My goal is to add as strong error correction as possible, but on the other hand I have a size limitation on the barcode. If I understood the Reed-Solomon algorithm correctly, m∙k  has to be at least the size of my message, i.e. 35 in my case.

Based on the Reed-Solomon Interactive Demo, I can go with (m, n, t, k) being (4, 15, 3, 9), which would allow me to code message up to 4∙9 = 36 bits. This would lead to code word of size 4∙15 = 60 bits, or 30 bars, but the error correction ratio t / n would be just 20.0%.

Next option is to go with (m, n, t, k) being (5, 31, 12, 7), which would allow me to code message up to 5∙7 = 35 bits. This would lead to code word of size 5∙31 = 155 bits, or 78 bars, and the error correction ratio t / n would be ~38.7%.

The first scenario requires use of barcode with 30 bars, which is nice, but 20.0% error correction is not as great as desired. The second scenario offers excellent error correction of 38.7%, but the barcode would have to have 78 bars, which is too many.

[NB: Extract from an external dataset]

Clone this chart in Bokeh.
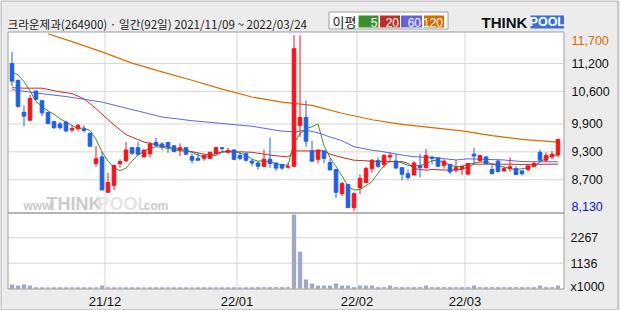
from bokeh.plotting import figure
from bokeh.models import Range1d, ColumnDataSource
from bokeh.core.properties import value
from bokeh.embed import file_html
from bokeh.resources import INLINE

# ---------------- data ----------------
title_text = "크라운제과(264900) · 일간(92일) 2021/11/09 ~ 2022/03/24"
month_labels = ["21/12", "22/01", "22/02", "22/03"]
month_start_idx = [16, 38, 58, 76]
price_ticks = [11200, 10600, 9900, 9300, 8700]
price_max, price_min = 11700, 8130
vol_ticks = [2267, 1136]
vol_unit = "x1000"
ma_names = ["5", "20", "60", "120"]
ma_colors = ["#3d8f2b", "#bf2f2a", "#6464d8", "#d86c00"]

opens = [11200, 10840, 10150, 9980, 10610, 10400, 10150, 9950, 9900, 9940,
         9770, 9800, 9790, 9700, 9050, 9190, 8430, 8580, 9050, 9110,
         9390, 9390, 9190, 9260, 9500, 9470, 9500, 9430, 9340, 9390,
         9200, 9160, 9160, 9160, 9260, 9390, 9290, 9340, 9220, 9260,
         9100, 9060, 8990, 9140, 9060, 9030, 8970, 8990, 9870, 10040,
         9320, 9140, 9320, 9070, 8920, 8400, 8600, 8100, 8530, 8640,
         8940, 9110, 9030, 9190, 9100, 8960, 8830, 8800, 9000, 8960,
         9190, 9170, 9010, 9030, 8910, 8940, 8820, 9250, 9110, 9190,
         8920, 9100, 8890, 8940, 8940, 8890, 8920, 8990, 9290, 9120,
         9190, 9230]
closes = [10820, 10280, 10070, 10450, 10430, 10140, 9910, 9820, 9820, 9750,
          9800, 9870, 9760, 9420, 9150, 8480, 8640, 9010, 9090, 9340,
          9270, 9250, 9340, 9470, 9440, 9410, 9410, 9310, 9390, 9250,
          9120, 9120, 9220, 9290, 9390, 9370, 9330, 9140, 9160, 9120,
          9060, 8990, 9140, 9050, 8950, 8950, 8990, 11520, 10040, 9530,
          9100, 9340, 9160, 8910, 8430, 8620, 8100, 8400, 8730, 8940,
          9120, 8990, 9220, 9220, 8950, 8820, 8750, 9060, 8960, 9220,
          9160, 8990, 9100, 8870, 8960, 8990, 9050, 9210, 9220, 9050,
          8830, 8880, 8940, 8980, 8810, 8830, 9000, 9050, 9120, 9220,
          9250, 9570]
highs = [11450, 10840, 10300, 10530, 10610, 10400, 10150, 9970, 9940, 9970,
         9870, 9900, 9870, 9700, 9430, 9300, 8850, 9010, 9140, 9510,
         9390, 9520, 9340, 9520, 9600, 9510, 9500, 9430, 9480, 9390,
         9260, 9280, 9250, 9290, 9410, 9390, 9390, 9350, 9290, 9260,
         9140, 9100, 9350, 9610, 9060, 9030, 9060, 11810, 11810, 10400,
         9540, 9340, 9320, 9160, 8920, 8650, 8600, 8430, 8820, 8980,
         9140, 9180, 9250, 9290, 9250, 8960, 8920, 9100, 9260, 9360,
         9190, 9170, 9140, 9030, 9120, 8990, 9060, 9390, 9220, 9210,
         9050, 9140, 8980, 9180, 8990, 8890, 9000, 9090, 9350, 9290,
         9320, 9570]
lows = [10710, 10250, 9850, 9980, 10430, 10070, 9900, 9790, 9780, 9720,
        9720, 9740, 9720, 9420, 8980, 8480, 8420, 8480, 8960, 9080,
        9240, 9230, 9190, 9180, 9410, 9340, 9280, 9290, 9210, 9240,
        9050, 9110, 9110, 9160, 9250, 9290, 9290, 9120, 9120, 9090,
        8990, 8920, 8990, 8950, 8890, 8910, 8940, 8980, 9620, 9410,
        9100, 9050, 9060, 8910, 8310, 8350, 8100, 8030, 8390, 8640,
        8850, 8950, 8960, 9100, 8950, 8690, 8690, 8800, 8750, 8940,
        9030, 8980, 8940, 8820, 8850, 8800, 8820, 9030, 9090, 9030,
        8820, 8850, 8870, 8870, 8810, 8790, 8880, 8960, 9110, 9090,
        9140, 9180]
volumes = [190, 140, 190, 140, 70, 70, 70, 70, 70, 70,
           70, 70, 70, 70, 70, 140, 70, 70, 70, 70,
           70, 70, 70, 70, 70, 70, 70, 70, 70, 70,
           70, 70, 70, 70, 70, 70, 70, 70, 70, 70,
           70, 70, 70, 70, 70, 70, 70, 3300, 1650, 410,
           230, 140, 140, 140, 230, 140, 140, 70, 140, 140,
           140, 70, 70, 140, 70, 70, 70, 70, 70, 140,
           70, 70, 70, 70, 70, 70, 70, 140, 70, 70,
           70, 70, 70, 70, 70, 70, 70, 70, 140, 70,
           70, 140]

ma5 = [11010, 10960, 10810, 10610, 10380, 10280, 10180, 10110, 10010, 9940,
       9870, 9800, 9815, 9760, 9570, 9300, 9100, 8960, 8890, 8950,
       9100, 9230, 9310, 9380, 9410, 9395, 9375, 9345, 9320, 9320,
       9290, 9230, 9190, 9200, 9230, 9290, 9320, 9315, 9270, 9230,
       9140, 9100, 9110, 9080, 9050, 9020, 9010, 9490, 9690, 9800,
       9840, 9900, 9430, 9180, 8980, 8780, 8560, 8480, 8490, 8570,
       8660, 8840, 9000, 9090, 9100, 9060, 9010, 8995, 9010, 9035,
       9110, 9120, 9070, 9020, 8980, 8990, 9030, 9060, 9080, 9085,
       9040, 9000, 8975, 8940, 8920, 8935, 8960, 8995, 9080, 9160,
       9215, 9240]
ma20_x = [0, 2, 5, 8, 10, 12, 14, 15, 17, 19, 22, 26, 29, 32, 33, 35, 38, 40, 43,
          46, 47, 52, 53, 55, 57, 60, 65, 66, 67, 69, 70, 73, 75, 76, 77, 82, 85, 91]
ma20 = [10680, 10670, 10670, 10590, 10555, 10440, 10230, 10110, 9880, 9670,
        9510, 9400, 9330, 9250, 9230, 9300, 9300, 9290, 9230, 9190,
        9320, 9320, 9250, 9180, 9120, 9100, 9090, 9050, 8940, 8905,
        8920, 8905, 8920, 8980, 9035, 9035, 9030, 9035]
ma60_x = [0, 5, 9, 15, 20, 25, 30, 35, 40, 45, 47, 49, 51, 53, 55, 57, 60, 62,
          65, 67, 70, 74, 76, 82, 85, 91]
ma60 = [10640, 10550, 10490, 10370, 10210, 10050, 9970, 9910, 9850, 9745,
        9730, 9765, 9710, 9620, 9540, 9410, 9335, 9300, 9230, 9195,
        9180, 9125, 9150, 9125, 9090, 9085]
ma120_x = [6, 10, 15, 20, 25, 30, 35, 40, 45, 50, 55, 60, 65, 70, 75, 80, 85, 91]
ma120 = [11840, 11670, 11450, 11210, 11020, 10840, 10650, 10480, 10370, 10300,
         10130, 9990, 9890, 9820, 9750, 9650, 9570, 9510]

# ---------------- layout helpers (pixel -> data) ----------------
W, H = 620, 310
PX0, PXS = 11.5, 6.0
def X(px):
    return (px - PX0) / PXS
P_REF, PY_REF, PY_K = 9940.0, 121.6, 0.04648
def Y(py):
    return P_REF + (PY_REF - py) / PY_K
VY0, VY_K = 288.2, 0.022458
def VV(py):
    return (VY0 - py) / VY_K

UP, DOWN = "#f0161c", "#1e5fe3"
CJK = value("Noto Sans CJK KR")
LAT = value("Liberation Sans")

p = figure(width=W, height=H, x_range=Range1d(X(0), X(W)), y_range=Range1d(Y(H), Y(0)),
           output_backend="svg", toolbar_location=None, min_border=0,
           x_axis_type=None, y_axis_type=None)
p.extra_y_ranges = {"vol": Range1d(VV(H), VV(0))}
p.background_fill_color = "#ececec"
p.border_fill_color = "#ececec"
p.outline_line_color = None

# outer frame
p.quad(left=[X(0.5)], right=[X(617.5)], top=[Y(0.5)], bottom=[Y(309.5)],
       fill_color=None, line_color="#a8a8a8")
# panels
p.quad(left=[X(7.5)] * 2, right=[X(563.5)] * 2, top=[Y(31.5), Y(212.5)],
       bottom=[Y(212.5), Y(288.5)], fill_color="white", line_color=None)

# grid lines
gx = [i - 0.5 for i in month_start_idx]
p.segment(x0=gx, x1=gx, y0=[Y(32)] * len(gx), y1=[Y(288)] * len(gx),
          line_color="#d6d6d6", line_width=1)
p.segment(x0=[X(8)] * len(price_ticks), x1=[X(563)] * len(price_ticks),
          y0=price_ticks, y1=price_ticks, line_color="#d6d6d6", line_width=1)
p.segment(x0=[X(8)] * len(vol_ticks), x1=[X(563)] * len(vol_ticks),
          y0=vol_ticks, y1=vol_ticks, line_color="#d6d6d6", line_width=1,
          y_range_name="vol")

# watermark
p.text(x=[X(23)], y=[Y(205)], text=["www."], text_font=LAT, text_font_size="12px",
       text_font_style="bold", text_color="#cacaca", text_baseline="middle")
p.text(x=[X(46)], y=[Y(203)], text=["THINK"], text_font=LAT, text_font_size="18px",
       text_font_style="bold", text_color="#cccccc", text_baseline="middle")
p.text(x=[X(97)], y=[Y(203)], text=["POOL"], text_font=LAT, text_font_size="18px",
       text_font_style="bold", text_color="#e4e4e4", text_baseline="middle")
p.text(x=[X(140)], y=[Y(205)], text=[".com"], text_font=LAT, text_font_size="12px",
       text_font_style="bold", text_color="#cacaca", text_baseline="middle")

# volume
idx = list(range(len(opens)))
p.vbar(x=idx, top=volumes, bottom=0, width=0.72, fill_color="#a0a9c4",
       line_color=None, y_range_name="vol")

# moving averages
p.line(x=idx, y=ma5, line_color=ma_colors[0], line_width=1)
p.line(x=ma20_x, y=ma20, line_color=ma_colors[1], line_width=1)
p.line(x=ma60_x, y=ma60, line_color=ma_colors[2], line_width=1)
p.line(x=ma120_x, y=ma120, line_color=ma_colors[3], line_width=1.2)

# candles
colors = [UP if c >= o else DOWN for o, c in zip(opens, closes)]
src = ColumnDataSource(dict(x=idx, o=opens, c=closes, h=highs, l=lows,
                            top=[max(o, c) for o, c in zip(opens, closes)],
                            bot=[min(o, c) for o, c in zip(opens, closes)],
                            col=colors))
p.segment(x0="x", x1="x", y0="h", y1="l", line_color="col", line_width=1, source=src)
p.vbar(x="x", top="top", bottom="bot", width=0.6, fill_color="col",
       line_color="col", line_width=1, source=src)

# panel borders
p.quad(left=[X(7.5)] * 2, right=[X(563.5)] * 2, top=[Y(31.5), Y(212.5)],
       bottom=[Y(212.5), Y(288.5)], fill_color=None, line_color="#9c9c9c")

# title
p.text(x=[X(7)], y=[Y(23)], text=[title_text], text_font=CJK, text_font_size="11.6px",
       text_color="#1a1a1a", text_baseline="middle")

# legend box
p.quad(left=[X(328.5)], right=[X(447.5)], top=[Y(11.5)], bottom=[Y(28.5)],
       fill_color="white", line_color="#a0a0a0")
p.text(x=[X(332)], y=[Y(20.5)], text=["이평"], text_font=CJK, text_font_size="13px",
       text_color="#111111", text_baseline="middle")
box_l = [358, 379.5, 400.5, 423.5]
box_r = [378, 399.5, 421.5, 443.5]
p.quad(left=[X(v) for v in box_l], right=[X(v) for v in box_r],
       top=[Y(15)] * 4, bottom=[Y(27)] * 4, fill_color=ma_colors, line_color=None)
p.text(x=[X(v - 1) for v in box_r], y=[Y(21.5)] * 4, text=ma_names, text_font=LAT,
       text_font_size="12px", text_color="white", text_align="right",
       text_baseline="middle")

# logo
p.text(x=[X(481)], y=[Y(21.5)], text=["THINK"], text_font=LAT, text_font_size="15px",
       text_font_style="bold", text_color="#111111", text_baseline="middle")
p.quad(left=[X(530)], right=[X(563.5)], top=[Y(15)], bottom=[Y(28)],
       fill_color="#3b6fd8", line_color=None)
p.text(x=[X(546.8)], y=[Y(21.8)], text=["POOL"], text_font=LAT, text_font_size="12.5px",
       text_font_style="bold", text_color="white", text_align="center",
       text_baseline="middle")

# price labels
p.text(x=[X(571)] * len(price_ticks), y=price_ticks,
       text=[f"{v:,}" for v in price_ticks], text_font=LAT, text_font_size="12.5px",
       text_color="#111111", text_baseline="middle")
p.text(x=[X(571)], y=[price_max], text=[f"{price_max:,}"], text_font=LAT,
       text_font_size="12.5px", text_color="#d46a00", text_baseline="middle")
p.text(x=[X(571)], y=[price_min], text=[f"{price_min:,}"], text_font=LAT,
       text_font_size="12.5px", text_color="#1414c0", text_baseline="middle")

# volume labels
p.text(x=[X(570)] * len(vol_ticks), y=vol_ticks, text=[str(v) for v in vol_ticks],
       text_font=LAT, text_font_size="12.5px", text_color="#111111",
       text_baseline="middle", y_range_name="vol")
p.text(x=[X(570)], y=[Y(286)], text=[vol_unit], text_font=LAT, text_font_size="12.5px",
       text_color="#111111", text_baseline="middle")

# month labels
p.text(x=gx, y=[Y(300.5)] * len(gx), text=month_labels, text_font=LAT,
       text_font_size="13px", text_color="#111111", text_align="center",
       text_baseline="middle")

open("out.html", "w").write(file_html(p, INLINE))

Is there some other approach or a different method, that would offer great error correction and a reasonable barcode length?

Answer 1

You could use a shortened code word such as (5, 19, 6, 7) 31.5% correction ratio, 95 bits, 48 bars. One advantage of a shortened code word is reduced chance of mis-correction if it is allowed to correct the maximum of 6 errors. If any of the 6 error locations is outside of the range of valid locations, that is an indication of that there are more than 6 errors. The probability of mis-correction is about (19/31)^6 = 5.3%.